Roads form the physical connections between our human settlements – towns, cities, villages or even single houses. Most of us use roads every day as a vital means of communication.
In our area, many of our modern roads can trace their history to a web of tracks that took our ancestors from A to B for all their various purposes, from collecting food and fuel to marching to war. I find old maps are a fascinating source of detail on the places visited by people in the past and the roads that took them there. We can often see how busier routes developed and others fell into disuse as settlements changed according to the needs of their inhabitants or sometimes due to other external factors.
The road in my header image climbs to the top of the hill from our village as it connects our valley to the Tyne valley to the north. In Summer we like to walk up here to admire the view from the hilltop. On a clear day we can see as far north as the Scottish border and a good few miles south too, across the North Pennines. As quite a busy route, this road has gradually been resurfaced and widened over the years. Originally, around 400 years ago, this section of the road would have been a track leading from the village squire’s grand hall up to an adjoining hilltop road that linked to other significant properties nearby.
It may be snowy but the old road through our woods is always a very popular route. This single track road used to be the main road that linked our village to other villages nearby and it is still well-used for this purpose though it is no longer the main road traffic route. Its route travels over the Victorian railway bridge that I’ve written about previously. In 2002 the road was closed to road traffic and adopted by the Forestry Commision. To preserve the old stone bridge, use of the road is now restricted to walkers, cyclists and horse riders, with vehicles being restricted to essential access only.
The main road into our village drops down from the north east, twisting and turning as it goes. Here is one of those turns as the road suddenly lurches rightwards along the valley side. Driving towards our village along this road, it is at this point the whole vista of the valley comes suddenly into view. Impressive cloudscapes, Winter sunsets or just many layers of grey in a classic demonstration of aerial perspective draw the eye south westwards through the river valley. This photograph is taken from the ‘end’ of the old road through the woods that I showed you above. The route heading right in this image links the two adjacent villages and developed into a main route sometime in the late 19th century – the same time as coal mining became a prominent industry in the area which created increased transport needs in itself as well as via an increased population.

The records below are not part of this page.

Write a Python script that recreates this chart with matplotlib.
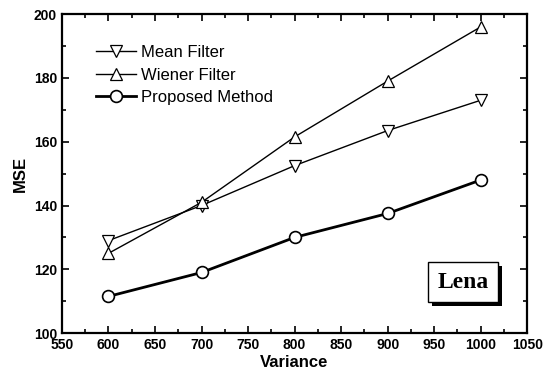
import matplotlib.pyplot as plt
from matplotlib.ticker import MultipleLocator
import matplotlib.patheffects as pe

variance = [600, 700, 800, 900, 1000]
mean_filter = [129, 140, 152.5, 163.5, 173]
wiener_filter = [125, 141, 161.5, 179, 196]
proposed = [111.5, 119, 130, 137.5, 148]

plt.rcParams['font.family'] = ['Liberation Sans', 'DejaVu Sans']

fig = plt.figure(figsize=(5.43, 3.82), dpi=100)
ax = fig.add_axes([0.114, 0.128, 0.857, 0.835])

ax.plot(variance, mean_filter, color='black', lw=1.0, marker='v', ms=8.5,
        mfc='white', mec='black', mew=0.9, label='Mean Filter')
ax.plot(variance, wiener_filter, color='black', lw=1.0, marker='^', ms=8.5,
        mfc='white', mec='black', mew=0.9, label='Wiener Filter')
ax.plot(variance, proposed, color='black', lw=2.0, marker='o', ms=8.5,
        mfc='white', mec='black', mew=1.2, label='Proposed Method')

ax.set_xlim(550, 1050)
ax.set_ylim(100, 200)
ax.xaxis.set_major_locator(MultipleLocator(50))
ax.xaxis.set_minor_locator(MultipleLocator(25))
ax.yaxis.set_major_locator(MultipleLocator(20))
ax.yaxis.set_minor_locator(MultipleLocator(10))
ax.tick_params(which='both', direction='in', top=True, right=True, width=1.2)
ax.tick_params(which='major', length=5, labelsize=10)
ax.tick_params(which='minor', length=3)
for lab in ax.get_xticklabels() + ax.get_yticklabels():
    lab.set_fontweight('bold')
for s in ax.spines.values():
    s.set_linewidth(1.6)

ax.set_xlabel('Variance', fontsize=12, fontweight='bold', labelpad=2)
ax.set_ylabel('MSE', fontsize=12, fontweight='bold', labelpad=4)

ax.legend(loc='upper left', bbox_to_anchor=(0.04, 0.95), frameon=False,
          fontsize=12, handlelength=2.4, labelspacing=0.45, handletextpad=0.3)

ax.text(0.862, 0.16, 'Lena', transform=ax.transAxes, fontsize=17,
        fontweight='bold', family='Liberation Serif', ha='center', va='center',
        bbox=dict(boxstyle='square,pad=0.4', fc='white', ec='black', lw=1.0,
                  path_effects=[pe.withSimplePatchShadow(offset=(3, -3), shadow_rgbFace='black', alpha=1)]))

fig.savefig('out.png', dpi=100)
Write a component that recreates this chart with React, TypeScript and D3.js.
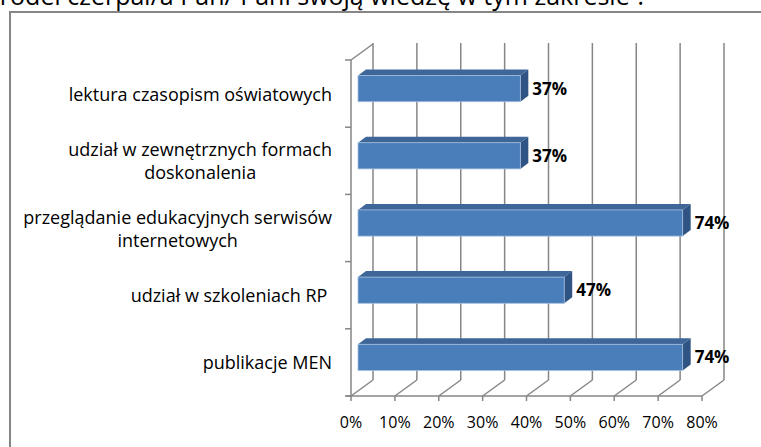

This river ford is part of another interesting old road in our valley. The old road that crosses the River Derwent here is known as Clockburn Lonnen – lonnen is a local dialect word for ‘lane’. In the past this lane formed part of the main route from the cathedral city of Durham to Scotland and I believe it probably originally dates back into pre-Roman times. From the Norman Conquest of England in 1066 through to the English Civil Wars in the mid-1600s, war and conflict between England and Scotland feature regularly in our local history here in North East England. As a main thoroughfare in those days, Oliver Cromwell’s baggage train, complete with heavy guns drawn by teams of oxen, travelled via Clockburn Lonnen and the Derwent ford on the way to the Battle of Dunbar in the September of 1650. This old road must have been rather wider then than we see it now in the foreground of this photograph.
In my final photograph the scene changes from countryside to coast. We often visit this part of the North East coast during the Summer months and enjoy the picturesque walk along the clifftops overlooking the sea. The National Trust now take care of this section of coastline with its fascinating limestone rock formations and the Souter Lighthouse. When our walk is done we make out way out onto the coast road here, halfway between South Shields and Sunderland, and wait for the bus to take us back into the town centre.
We live on a hillside so all roads into our village go either up or downhill. In the header image above, the road drops down into the village from the north. The south side of our valley is just visible through the blue haze of Summer. We sometimes walk up the hill here to see the panoramic views of our valley and further afield. On a clear day you can truly see for miles from this road – north to the hills on the borders of Scotland (over 50 miles away) and south over our valley and the North Pennine moors.
The old Stoney Road was one of the ‘main’ roads into our village a hundred years ago, wending its way through the woods. This road crosses over one of the old railway bridges I showed you in last week’s post (look for the bridge covered in snow). You can see the parapets of the bridge in the distance of this picture. It is to preserve the old bridge that this road has been declassified and is no longer used as a road for vehicles. I think the Stoney Road has been resurfaced with new stones a few times, as parts of this road are subject to frequent erosion from rainwater run-off.
My final road for Cee’s Fun Foto Challenge this week was taken with this challenge in mind, whilst we were out and about this week. We had been to visit an 18th century windmill, then our return coastal walk brought us to Souter Lighthouse which you can see in this picture. Souter Lighthouse was built in 1871 and was the first purpose-built lighthouse to be powered by electricity.
Roads are such a significant part of our landscape. Most of us rely on them every day to enable us to access the places we want to go. We had been to see some local history exhibitions before we went off on our coastal walk. From images we saw, this well-used coast road looked much more like the old Stoney Road in the past too. It is interesting how some roads develop into modern transport routes and others become superseded and are left behind in the past.